§ **EXERCISE**
Can you copy out the data exactly? Leave the images out.

§ **DATA SEGMENT**
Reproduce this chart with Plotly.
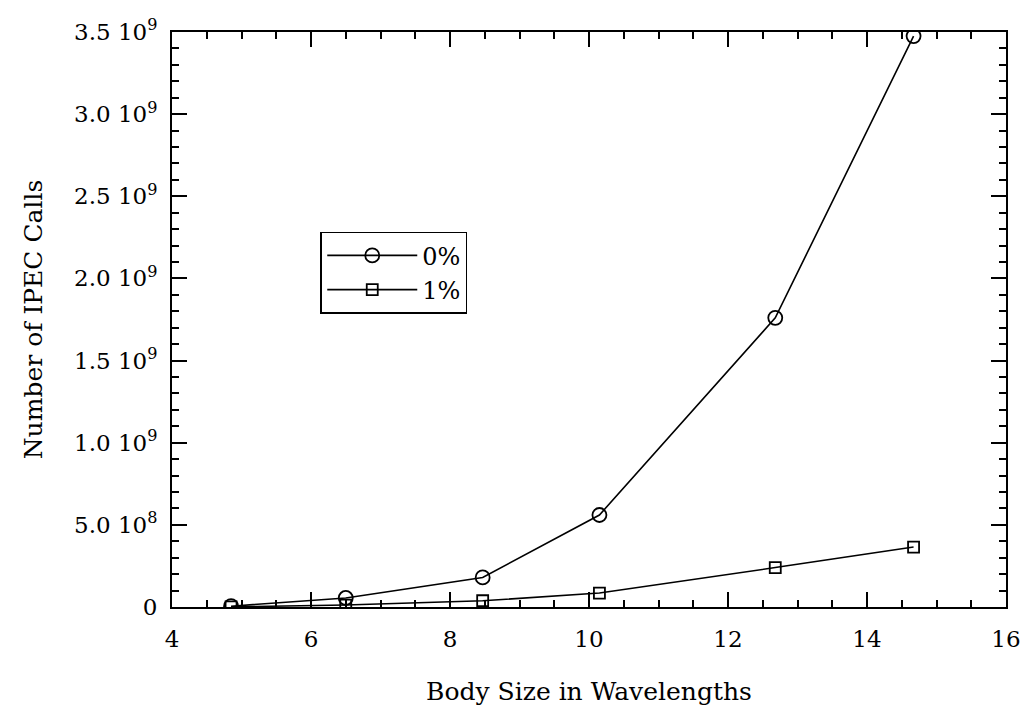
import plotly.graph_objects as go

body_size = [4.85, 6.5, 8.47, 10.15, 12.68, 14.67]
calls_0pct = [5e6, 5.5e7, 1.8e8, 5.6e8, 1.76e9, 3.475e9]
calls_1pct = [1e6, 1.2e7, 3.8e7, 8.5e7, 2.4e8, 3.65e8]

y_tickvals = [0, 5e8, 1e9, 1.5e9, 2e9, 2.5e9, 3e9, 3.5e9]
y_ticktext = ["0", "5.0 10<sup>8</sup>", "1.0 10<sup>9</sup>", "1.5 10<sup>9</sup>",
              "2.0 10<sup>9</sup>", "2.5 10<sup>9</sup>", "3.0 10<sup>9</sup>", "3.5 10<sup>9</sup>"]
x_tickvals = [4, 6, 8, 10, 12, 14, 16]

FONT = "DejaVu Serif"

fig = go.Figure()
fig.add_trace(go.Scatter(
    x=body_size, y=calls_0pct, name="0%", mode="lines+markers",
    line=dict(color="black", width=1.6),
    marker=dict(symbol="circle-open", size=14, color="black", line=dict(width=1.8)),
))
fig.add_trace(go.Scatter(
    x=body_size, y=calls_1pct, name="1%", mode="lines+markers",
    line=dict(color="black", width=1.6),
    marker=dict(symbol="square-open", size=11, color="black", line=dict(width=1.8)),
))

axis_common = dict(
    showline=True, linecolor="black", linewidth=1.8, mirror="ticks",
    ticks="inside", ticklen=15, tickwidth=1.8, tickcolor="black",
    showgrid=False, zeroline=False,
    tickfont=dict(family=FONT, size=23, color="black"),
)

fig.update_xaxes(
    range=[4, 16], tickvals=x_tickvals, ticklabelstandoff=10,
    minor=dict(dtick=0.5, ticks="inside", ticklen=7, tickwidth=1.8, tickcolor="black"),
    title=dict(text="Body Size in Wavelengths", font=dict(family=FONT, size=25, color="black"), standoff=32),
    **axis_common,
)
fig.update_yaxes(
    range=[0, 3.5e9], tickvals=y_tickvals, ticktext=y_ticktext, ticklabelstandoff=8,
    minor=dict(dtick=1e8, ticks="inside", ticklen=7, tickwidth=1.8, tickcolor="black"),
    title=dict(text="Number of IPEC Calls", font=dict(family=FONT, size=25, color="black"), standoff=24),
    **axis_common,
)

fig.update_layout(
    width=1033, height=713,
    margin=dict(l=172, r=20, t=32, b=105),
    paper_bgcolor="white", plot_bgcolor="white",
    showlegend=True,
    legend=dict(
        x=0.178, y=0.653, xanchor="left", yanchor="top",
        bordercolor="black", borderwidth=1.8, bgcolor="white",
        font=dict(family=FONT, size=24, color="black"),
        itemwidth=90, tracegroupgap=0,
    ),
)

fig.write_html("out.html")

§ **EXERCISE RESPONSE**
Reproduce this chart with Plotly.
import plotly.graph_objects as go

body_size = [4.85, 6.5, 8.47, 10.15, 12.68, 14.67]
calls_0pct = [5e6, 5.5e7, 1.8e8, 5.6e8, 1.76e9, 3.475e9]
calls_1pct = [1e6, 1.2e7, 3.8e7, 8.5e7, 2.4e8, 3.65e8]

y_tickvals = [0, 5e8, 1e9, 1.5e9, 2e9, 2.5e9, 3e9, 3.5e9]
y_ticktext = ["0", "5.0 10<sup>8</sup>", "1.0 10<sup>9</sup>", "1.5 10<sup>9</sup>",
              "2.0 10<sup>9</sup>", "2.5 10<sup>9</sup>", "3.0 10<sup>9</sup>", "3.5 10<sup>9</sup>"]
x_tickvals = [4, 6, 8, 10, 12, 14, 16]

FONT = "DejaVu Serif"

fig = go.Figure()
fig.add_trace(go.Scatter(
    x=body_size, y=calls_0pct, name="0%", mode="lines+markers",
    line=dict(color="black", width=1.6),
    marker=dict(symbol="circle-open", size=14, color="black", line=dict(width=1.8)),
))
fig.add_trace(go.Scatter(
    x=body_size, y=calls_1pct, name="1%", mode="lines+markers",
    line=dict(color="black", width=1.6),
    marker=dict(symbol="square-open", size=11, color="black", line=dict(width=1.8)),
))

axis_common = dict(
    showline=True, linecolor="black", linewidth=1.8, mirror="ticks",
    ticks="inside", ticklen=15, tickwidth=1.8, tickcolor="black",
    showgrid=False, zeroline=False,
    tickfont=dict(family=FONT, size=23, color="black"),
)

fig.update_xaxes(
    range=[4, 16], tickvals=x_tickvals, ticklabelstandoff=10,
    minor=dict(dtick=0.5, ticks="inside", ticklen=7, tickwidth=1.8, tickcolor="black"),
    title=dict(text="Body Size in Wavelengths", font=dict(family=FONT, size=25, color="black"), standoff=32),
    **axis_common,
)
fig.update_yaxes(
    range=[0, 3.5e9], tickvals=y_tickvals, ticktext=y_ticktext, ticklabelstandoff=8,
    minor=dict(dtick=1e8, ticks="inside", ticklen=7, tickwidth=1.8, tickcolor="black"),
    title=dict(text="Number of IPEC Calls", font=dict(family=FONT, size=25, color="black"), standoff=24),
    **axis_common,
)

fig.update_layout(
    width=1033, height=713,
    margin=dict(l=172, r=20, t=32, b=105),
    paper_bgcolor="white", plot_bgcolor="white",
    showlegend=True,
    legend=dict(
        x=0.178, y=0.653, xanchor="left", yanchor="top",
        bordercolor="black", borderwidth=1.8, bgcolor="white",
        font=dict(family=FONT, size=24, color="black"),
        itemwidth=90, tracegroupgap=0,
    ),
)

fig.write_html("out.html")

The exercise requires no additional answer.